Son texte circule en France et à l’étranger, et marque le véritable départ du combat dreyfusard. Léon Blum dira de lui : « Il est le premier des Dreyfusards, celui dont sont issus presque tous les autres. »
Mais ce combat lui vaut aussi isolement, campagnes de dénigrement et menaces. Fatigué, fragilisé, il meurt prématurément en 1903, à seulement 38 ans. À sa disparition, ses amis saluent « une conscience », « un homme qui n’a jamais marchandé la vérité ».
La statue : histoire d’un oubli
Pascal Larsonneur, sculpteur de pierre à l’Atelier Bouvier. Sculpteur en chef sur la reconstruction de Notre-Dame, il a contribué à la restauration des sculptures et des pignons de la cathédrale. Pour ce travail, il a été décoré de la médaille de l’ordre national du mérite. Il a travaillé sur le projet de la statue de Bernard Lazare
Pour honorer ce Nîmois devenu symbole universel, la Ville érige en 1908 un monument comprenant son buste et une allégorie de la Vérité. Mais l’œuvre subit rapidement des attaques : profanations dans l’entre-deux-guerres, dégradations répétées. En 1942, sous le régime de Vichy, la statue est retirée, fondue et détruite.
Pendant plus de huit décennies, il n’en reste que des photographies d’archives. Son absence devient peu à peu le reflet de l’oubli dans lequel était tombée la figure de Lazare.
La reconstruction lancée par le Collectif Histoire et Mémoire permet aujourd’hui de réparer cette injustice mémorielle. « Ce monument n’est pas seulement un hommage, explique son président David Storper. Il incarne la lutte contre toutes les discriminations, la défense de la vérité et l’attachement à une presse libre. »
La reconstruction
Au cœur de cette reconstruction, l’Atelier Bouvier, installé aux Angles et reconnu pour son savoir-faire en taille de pierre monumentale, a été chargé de redonner vie à la statue de Bernard Lazare.

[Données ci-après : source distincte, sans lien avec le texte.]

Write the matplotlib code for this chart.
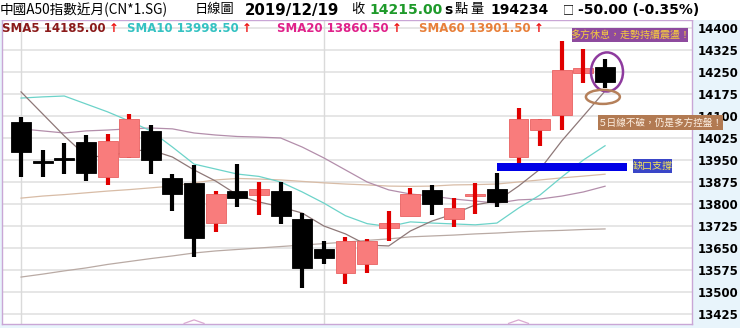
import matplotlib
matplotlib.use('Agg')
import matplotlib.pyplot as plt
from matplotlib.patches import Rectangle, Ellipse

# ---- data (daily candles, CN A50 near month) ----
opens = [14080, 13946, 13956, 14011, 13892, 13960, 14049, 13889, 13872, 13735,
         13844, 13831, 13844, 13749, 13647, 13565, 13595, 13718, 13759, 13848,
         13749, 13828, 13851, 13960, 14052, 14103, 14247, 14267]
highs = [14097, 13984, 14008, 14035, 14039, 14107, 14069, 13902, 13933, 13844,
         13936, 13875, 13875, 13769, 13674, 13688, 13681, 13776, 13855, 13865,
         13820, 13872, 13906, 14127, 14090, 14356, 14328, 14294]
lows = [13892, 13892, 13902, 13878, 13865, 13957, 13902, 13776, 13619, 13705,
        13790, 13763, 13732, 13514, 13595, 13527, 13565, 13674, 13759, 13763,
        13722, 13766, 13790, 13940, 13998, 14052, 14213, 14195]
closes = [13977, 13940, 13950, 13906, 14015, 14090, 13950, 13834, 13684, 13834,
          13820, 13851, 13759, 13582, 13616, 13674, 13674, 13735, 13834, 13800,
          13786, 13834, 13807, 14090, 14090, 14257, 14264, 14215]

sma5 = [14182, 14107, 14032, 13964, 13960, 13981, 13984, 13960, 13916, 13878,
        13831, 13807, 13790, 13769, 13725, 13698, 13660, 13657, 13708, 13742,
        13766, 13797, 13810, 13861, 13919, 14015, 14100, 14185]
sma10 = [14161, 14165, 14168, 14141, 14114, 14083, 14049, 13994, 13936, 13919,
         13902, 13894, 13875, 13841, 13803, 13760, 13733, 13723, 13739, 13735,
         13732, 13729, 13735, 13786, 13831, 13892, 13950, 13998.5]
sma20 = [14056, 14049, 14042, 14049, 14052, 14056, 14059, 14056, 14042, 14035,
         14030, 14028, 14025, 13994, 13957, 13916, 13875, 13848, 13834, 13827,
         13817, 13810, 13803, 13814, 13817, 13827, 13841, 13860.5]
sma60 = [13820, 13827, 13832, 13838, 13844, 13849, 13855, 13861, 13872, 13882,
         13887, 13885, 13882, 13877, 13872, 13868, 13865, 13861, 13860, 13861,
         13865, 13866, 13868, 13875, 13882, 13889, 13895, 13901.5]
sma_long = [13551, 13561, 13572, 13582, 13594, 13604, 13614, 13623, 13633, 13640,
            13645, 13650, 13655, 13660, 13665, 13670, 13676, 13681, 13688, 13691,
            13694, 13698, 13701, 13705, 13708, 13710, 13713, 13715]

yticks = list(range(13425, 14401, 75))
gap_low, gap_high = 13912, 13940
month_lines = [0, 14]
carets = [8, 23]

legend_items = [('SMA5 14185.00', '#8b1a1a', 2), ('SMA10 13998.50', '#35c2c2', 127),
                ('SMA20 13860.50', '#e0218a', 277), ('SMA60 13901.50', '#e8803a', 419)]

W, H = 740, 328
CJK = ['Noto Sans CJK TC', 'DejaVu Sans']
LAT = ['DejaVu Sans', 'Noto Sans CJK TC']


def fx(x):
    return x / W


def fy(y):
    return 1 - y / H


fig = plt.figure(figsize=(W / 100, H / 100), dpi=100, facecolor='#e8f4fb')
fig.patches.append(Rectangle((0, fy(20)), 1, 20 / H, transform=fig.transFigure,
                             fc='white', ec='none', zorder=0))

ax = fig.add_axes([fx(2), fy(324), (692 - 2) / W, (324 - 20) / H])
ax.set_facecolor('white')
n = len(closes)
idx = list(range(n))

ax.set_xlim(-0.88, 31.02)
ax.set_ylim(13391, 14427)

for t in yticks:
    ax.axhline(t, color='#e2e2e2', lw=1.2, zorder=0)
for m in month_lines:
    ax.axvline(m, color='#dadada', lw=1.0, zorder=0)

# moving averages
ax.plot(idx, sma_long, color='#b9aaa4', lw=0.9, zorder=2)
ax.plot(idx, sma60, color='#d8bca6', lw=0.9, zorder=2)
ax.plot(idx, sma20, color='#b38eab', lw=0.9, zorder=2)
ax.plot(idx, sma10, color='#6cd3c9', lw=0.9, zorder=2)
ax.plot(idx, sma5, color='#8e7878', lw=0.9, zorder=2)

# candles
for i in idx:
    o, h, l, c = opens[i], highs[i], lows[i], closes[i]
    up = c > o
    if up:
        wc, fc, ec = '#e00000', '#f97c7c', '#e86262'
    else:
        wc, fc, ec = 'black', 'black', 'black'
    cross = abs(c - o) < 25
    ax.vlines(i, l, h, color=wc, lw=3, zorder=5 if cross else 3)
    ax.bar(i, max(abs(c - o), 6), bottom=min(o, c), width=0.92,
           color=fc, edgecolor=ec, lw=0.6, zorder=4)

# gap support bar
ax.add_patch(Rectangle((22.0, gap_low), 6.02, gap_high - gap_low,
                       fc='#0000e6', ec='none', zorder=6))

# circles on last candle
ax.add_patch(Ellipse((27.09, 14250), 1.48, 133, fill=False, ec='#8e3a9e', lw=1.8, zorder=7))
ax.add_patch(Ellipse((26.9, 14165), 1.57, 48, fill=False, ec='#b5805a', lw=1.8, zorder=7))

for cx in carets:
    ax.plot([cx - 0.46, cx, cx + 0.46], [13393, 13405, 13393], color='#d9a9d0', lw=0.9,
            zorder=2, clip_on=False)

ax.yaxis.tick_right()
ax.set_yticks(yticks)
ax.set_yticklabels([str(t) for t in yticks], fontsize=8.5, fontweight='bold', family=LAT)
ax.tick_params(axis='y', length=0, pad=4)
ax.set_xticks([])
for s in ax.spines.values():
    s.set_color('#c9a6d6')
    s.set_linewidth(1.0)

# title row
fig.text(fx(0), fy(10), '中國A50指數近月(CN*1.SG)', fontsize=9.8, family=CJK, va='center')
fig.text(fx(195), fy(10), '日線圖', fontsize=9.5, family=CJK, va='center')
fig.text(fx(245), fy(10), '2019/12/19', fontsize=10.8, fontweight='bold', family=LAT, va='center')
fig.text(fx(351), fy(10), '收', fontsize=9.5, family=CJK, va='center')
fig.text(fx(369), fy(10), '14215.00', fontsize=10, fontweight='bold', family=LAT,
         va='center', color='#1e9a2a')
fig.text(fx(444), fy(10), 's', fontsize=10, fontweight='bold', family=LAT, va='center')
fig.text(fx(455), fy(10), '點', fontsize=9.5, family=CJK, va='center')
fig.text(fx(470), fy(10), '量', fontsize=9.5, family=CJK, va='center')
fig.text(fx(490), fy(10), '194234', fontsize=10, fontweight='bold', family=LAT, va='center')
fig.text(fx(563), fy(10), '□', fontsize=8, family=CJK, va='center')
fig.text(fx(578), fy(10), '-50.00 (-0.35%)', fontsize=10, fontweight='bold', family=LAT,
         va='center')

# legend row
for label, col, xp in legend_items:
    t = fig.text(fx(xp), fy(28), label, fontsize=8.5, fontweight='bold', family=LAT,
                 va='center', color=col)
    fig.canvas.draw()
    bb = t.get_window_extent()
    fig.text(bb.x1 / W + 0.004, fy(28), '↑', fontsize=8.5, fontweight='bold', family=LAT,
             va='center', color='#ee1111')


def note(x0, y0, x1, y1, fc, text, tc, size):
    fig.patches.append(Rectangle((fx(x0), fy(y1)), (x1 - x0) / W, (y1 - y0) / H,
                                 transform=fig.transFigure, fc=fc, ec='none', zorder=8))
    fig.text(fx((x0 + x1) / 2), fy((y0 + y1) / 2), text, fontsize=size, family=CJK,
             color=tc, ha='center', va='center', zorder=9)


note(572, 28, 688, 42, '#8e4a9e', '多方休息，走勢持續震盪！', '#f6cc3c', 7.2)
note(598, 115, 723, 130, '#b27a52', '５日線不破，仍是多方控盤！', '#fff3e6', 6.9)
note(633, 159, 672, 173, '#3a46c8', '缺口支撐', '#f3e35a', 7.2)

fig.savefig('out.png', dpi=100, facecolor=fig.get_facecolor())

Pour parvenir à une reproduction fidèle, les artisans ont travaillé à partir d’un vaste ensemble d’archives : cartes postales, photographies anciennes et plans provenant des fonds municipaux et de collections privées. Ces documents ont permis de reconstituer précisément les lignes et les volumes de l’œuvre inaugurée en 1908.
Avant d’aborder la pierre, une première maquette en terre a été façonnée, puis reproduite en plâtre. Ce modèle, indispensable pour retrouver l’exacte silhouette du monument disparu, a servi de référence à la taille finale.
La pierre de Lens a été choisie, comme à l’origine, pour son grain et sa tonalité, permettant de restituer au mieux l’apparence du monument initial.
Avec ses cinq mètres de hauteur et ses vingt-deux tonnes, la nouvelle statue constitue une réalisation de grande ampleur.
Porté par le Collectif Histoire et Mémoire, le projet a été soutenu par une vaste souscription publique et par plusieurs institutions dont la Ville de Nîmes.